Instruction: Pictures stay out of the copy; restate everything else in the material exactly.
— start —
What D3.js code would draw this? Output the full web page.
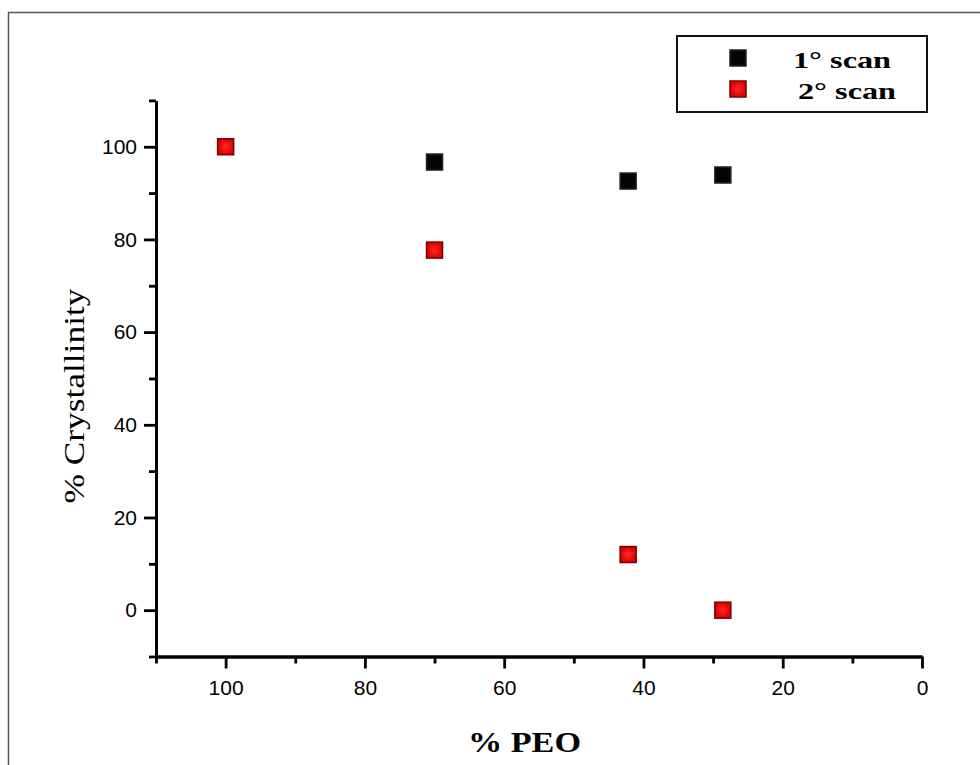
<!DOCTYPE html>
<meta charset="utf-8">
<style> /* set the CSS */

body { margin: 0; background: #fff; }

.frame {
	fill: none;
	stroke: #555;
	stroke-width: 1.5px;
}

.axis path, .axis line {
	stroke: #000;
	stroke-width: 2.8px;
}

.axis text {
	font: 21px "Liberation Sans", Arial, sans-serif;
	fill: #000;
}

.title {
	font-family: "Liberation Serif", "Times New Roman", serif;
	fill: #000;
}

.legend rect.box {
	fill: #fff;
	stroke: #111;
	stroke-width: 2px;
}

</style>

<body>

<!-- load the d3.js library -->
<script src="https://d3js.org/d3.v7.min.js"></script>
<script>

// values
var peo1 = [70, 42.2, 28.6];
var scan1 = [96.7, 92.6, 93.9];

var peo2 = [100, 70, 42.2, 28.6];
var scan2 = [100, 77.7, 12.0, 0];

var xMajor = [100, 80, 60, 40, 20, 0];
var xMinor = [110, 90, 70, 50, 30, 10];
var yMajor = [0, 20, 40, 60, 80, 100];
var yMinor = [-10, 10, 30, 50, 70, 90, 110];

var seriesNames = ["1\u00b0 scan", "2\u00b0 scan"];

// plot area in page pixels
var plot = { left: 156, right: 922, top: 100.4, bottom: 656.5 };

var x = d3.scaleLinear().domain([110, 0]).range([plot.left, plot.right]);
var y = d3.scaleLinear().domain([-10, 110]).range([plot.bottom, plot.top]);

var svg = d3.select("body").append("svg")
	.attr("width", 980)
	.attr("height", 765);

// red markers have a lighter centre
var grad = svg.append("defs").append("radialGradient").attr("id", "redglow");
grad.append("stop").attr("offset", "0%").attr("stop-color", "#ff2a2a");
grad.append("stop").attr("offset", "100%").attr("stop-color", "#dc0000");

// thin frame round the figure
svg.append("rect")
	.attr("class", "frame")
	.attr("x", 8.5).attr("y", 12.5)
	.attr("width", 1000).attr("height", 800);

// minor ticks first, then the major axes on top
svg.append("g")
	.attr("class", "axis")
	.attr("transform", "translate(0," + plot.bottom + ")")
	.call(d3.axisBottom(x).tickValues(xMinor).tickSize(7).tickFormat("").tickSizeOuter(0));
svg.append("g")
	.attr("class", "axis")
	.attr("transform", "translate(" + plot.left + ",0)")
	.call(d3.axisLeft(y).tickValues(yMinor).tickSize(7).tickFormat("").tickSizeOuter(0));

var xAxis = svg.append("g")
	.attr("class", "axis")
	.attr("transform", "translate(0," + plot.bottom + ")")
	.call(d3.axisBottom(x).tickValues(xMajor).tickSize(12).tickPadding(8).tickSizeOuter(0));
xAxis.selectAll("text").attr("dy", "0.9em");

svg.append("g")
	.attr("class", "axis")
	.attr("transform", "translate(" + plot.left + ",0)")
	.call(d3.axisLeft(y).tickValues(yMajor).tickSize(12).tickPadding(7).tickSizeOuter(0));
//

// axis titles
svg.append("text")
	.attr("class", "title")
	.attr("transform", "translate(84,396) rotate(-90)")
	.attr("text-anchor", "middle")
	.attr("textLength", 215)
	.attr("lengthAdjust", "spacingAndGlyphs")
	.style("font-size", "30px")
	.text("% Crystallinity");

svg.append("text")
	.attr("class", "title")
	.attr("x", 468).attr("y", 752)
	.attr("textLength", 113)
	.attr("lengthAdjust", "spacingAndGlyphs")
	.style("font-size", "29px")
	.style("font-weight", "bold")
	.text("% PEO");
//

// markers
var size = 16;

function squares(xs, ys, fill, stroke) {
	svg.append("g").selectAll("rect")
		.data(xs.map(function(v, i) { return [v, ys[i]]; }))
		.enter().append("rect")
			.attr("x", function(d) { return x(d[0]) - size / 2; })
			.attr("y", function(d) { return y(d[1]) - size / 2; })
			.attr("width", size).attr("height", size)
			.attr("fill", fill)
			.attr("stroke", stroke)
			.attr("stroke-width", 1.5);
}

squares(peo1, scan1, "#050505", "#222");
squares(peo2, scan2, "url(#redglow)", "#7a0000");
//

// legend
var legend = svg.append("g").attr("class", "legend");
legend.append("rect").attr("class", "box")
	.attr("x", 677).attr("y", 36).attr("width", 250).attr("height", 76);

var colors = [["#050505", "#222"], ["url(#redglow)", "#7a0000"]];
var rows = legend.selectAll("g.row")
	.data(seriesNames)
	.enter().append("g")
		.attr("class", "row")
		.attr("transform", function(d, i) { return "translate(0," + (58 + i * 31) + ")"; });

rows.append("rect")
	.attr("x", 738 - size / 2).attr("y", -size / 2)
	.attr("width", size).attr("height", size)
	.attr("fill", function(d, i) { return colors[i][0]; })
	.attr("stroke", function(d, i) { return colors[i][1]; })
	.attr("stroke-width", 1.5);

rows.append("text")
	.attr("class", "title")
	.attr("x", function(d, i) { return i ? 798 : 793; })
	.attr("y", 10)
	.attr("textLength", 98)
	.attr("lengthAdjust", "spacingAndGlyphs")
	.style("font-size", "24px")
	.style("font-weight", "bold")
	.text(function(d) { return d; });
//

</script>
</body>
— end —
Complete response:
What D3.js code would draw this? Output the full web page.
<!DOCTYPE html>
<meta charset="utf-8">
<style> /* set the CSS */

body { margin: 0; background: #fff; }

.frame {
	fill: none;
	stroke: #555;
	stroke-width: 1.5px;
}

.axis path, .axis line {
	stroke: #000;
	stroke-width: 2.8px;
}

.axis text {
	font: 21px "Liberation Sans", Arial, sans-serif;
	fill: #000;
}

.title {
	font-family: "Liberation Serif", "Times New Roman", serif;
	fill: #000;
}

.legend rect.box {
	fill: #fff;
	stroke: #111;
	stroke-width: 2px;
}

</style>

<body>

<!-- load the d3.js library -->
<script src="https://d3js.org/d3.v7.min.js"></script>
<script>

// values
var peo1 = [70, 42.2, 28.6];
var scan1 = [96.7, 92.6, 93.9];

var peo2 = [100, 70, 42.2, 28.6];
var scan2 = [100, 77.7, 12.0, 0];

var xMajor = [100, 80, 60, 40, 20, 0];
var xMinor = [110, 90, 70, 50, 30, 10];
var yMajor = [0, 20, 40, 60, 80, 100];
var yMinor = [-10, 10, 30, 50, 70, 90, 110];

var seriesNames = ["1\u00b0 scan", "2\u00b0 scan"];

// plot area in page pixels
var plot = { left: 156, right: 922, top: 100.4, bottom: 656.5 };

var x = d3.scaleLinear().domain([110, 0]).range([plot.left, plot.right]);
var y = d3.scaleLinear().domain([-10, 110]).range([plot.bottom, plot.top]);

var svg = d3.select("body").append("svg")
	.attr("width", 980)
	.attr("height", 765);

// red markers have a lighter centre
var grad = svg.append("defs").append("radialGradient").attr("id", "redglow");
grad.append("stop").attr("offset", "0%").attr("stop-color", "#ff2a2a");
grad.append("stop").attr("offset", "100%").attr("stop-color", "#dc0000");

// thin frame round the figure
svg.append("rect")
	.attr("class", "frame")
	.attr("x", 8.5).attr("y", 12.5)
	.attr("width", 1000).attr("height", 800);

// minor ticks first, then the major axes on top
svg.append("g")
	.attr("class", "axis")
	.attr("transform", "translate(0," + plot.bottom + ")")
	.call(d3.axisBottom(x).tickValues(xMinor).tickSize(7).tickFormat("").tickSizeOuter(0));
svg.append("g")
	.attr("class", "axis")
	.attr("transform", "translate(" + plot.left + ",0)")
	.call(d3.axisLeft(y).tickValues(yMinor).tickSize(7).tickFormat("").tickSizeOuter(0));

var xAxis = svg.append("g")
	.attr("class", "axis")
	.attr("transform", "translate(0," + plot.bottom + ")")
	.call(d3.axisBottom(x).tickValues(xMajor).tickSize(12).tickPadding(8).tickSizeOuter(0));
xAxis.selectAll("text").attr("dy", "0.9em");

svg.append("g")
	.attr("class", "axis")
	.attr("transform", "translate(" + plot.left + ",0)")
	.call(d3.axisLeft(y).tickValues(yMajor).tickSize(12).tickPadding(7).tickSizeOuter(0));
//

// axis titles
svg.append("text")
	.attr("class", "title")
	.attr("transform", "translate(84,396) rotate(-90)")
	.attr("text-anchor", "middle")
	.attr("textLength", 215)
	.attr("lengthAdjust", "spacingAndGlyphs")
	.style("font-size", "30px")
	.text("% Crystallinity");

svg.append("text")
	.attr("class", "title")
	.attr("x", 468).attr("y", 752)
	.attr("textLength", 113)
	.attr("lengthAdjust", "spacingAndGlyphs")
	.style("font-size", "29px")
	.style("font-weight", "bold")
	.text("% PEO");
//

// markers
var size = 16;

function squares(xs, ys, fill, stroke) {
	svg.append("g").selectAll("rect")
		.data(xs.map(function(v, i) { return [v, ys[i]]; }))
		.enter().append("rect")
			.attr("x", function(d) { return x(d[0]) - size / 2; })
			.attr("y", function(d) { return y(d[1]) - size / 2; })
			.attr("width", size).attr("height", size)
			.attr("fill", fill)
			.attr("stroke", stroke)
			.attr("stroke-width", 1.5);
}

squares(peo1, scan1, "#050505", "#222");
squares(peo2, scan2, "url(#redglow)", "#7a0000");
//

// legend
var legend = svg.append("g").attr("class", "legend");
legend.append("rect").attr("class", "box")
	.attr("x", 677).attr("y", 36).attr("width", 250).attr("height", 76);

var colors = [["#050505", "#222"], ["url(#redglow)", "#7a0000"]];
var rows = legend.selectAll("g.row")
	.data(seriesNames)
	.enter().append("g")
		.attr("class", "row")
		.attr("transform", function(d, i) { return "translate(0," + (58 + i * 31) + ")"; });

rows.append("rect")
	.attr("x", 738 - size / 2).attr("y", -size / 2)
	.attr("width", size).attr("height", size)
	.attr("fill", function(d, i) { return colors[i][0]; })
	.attr("stroke", function(d, i) { return colors[i][1]; })
	.attr("stroke-width", 1.5);

rows.append("text")
	.attr("class", "title")
	.attr("x", function(d, i) { return i ? 798 : 793; })
	.attr("y", 10)
	.attr("textLength", 98)
	.attr("lengthAdjust", "spacingAndGlyphs")
	.style("font-size", "24px")
	.style("font-weight", "bold")
	.text(function(d) { return d; });
//

</script>
</body>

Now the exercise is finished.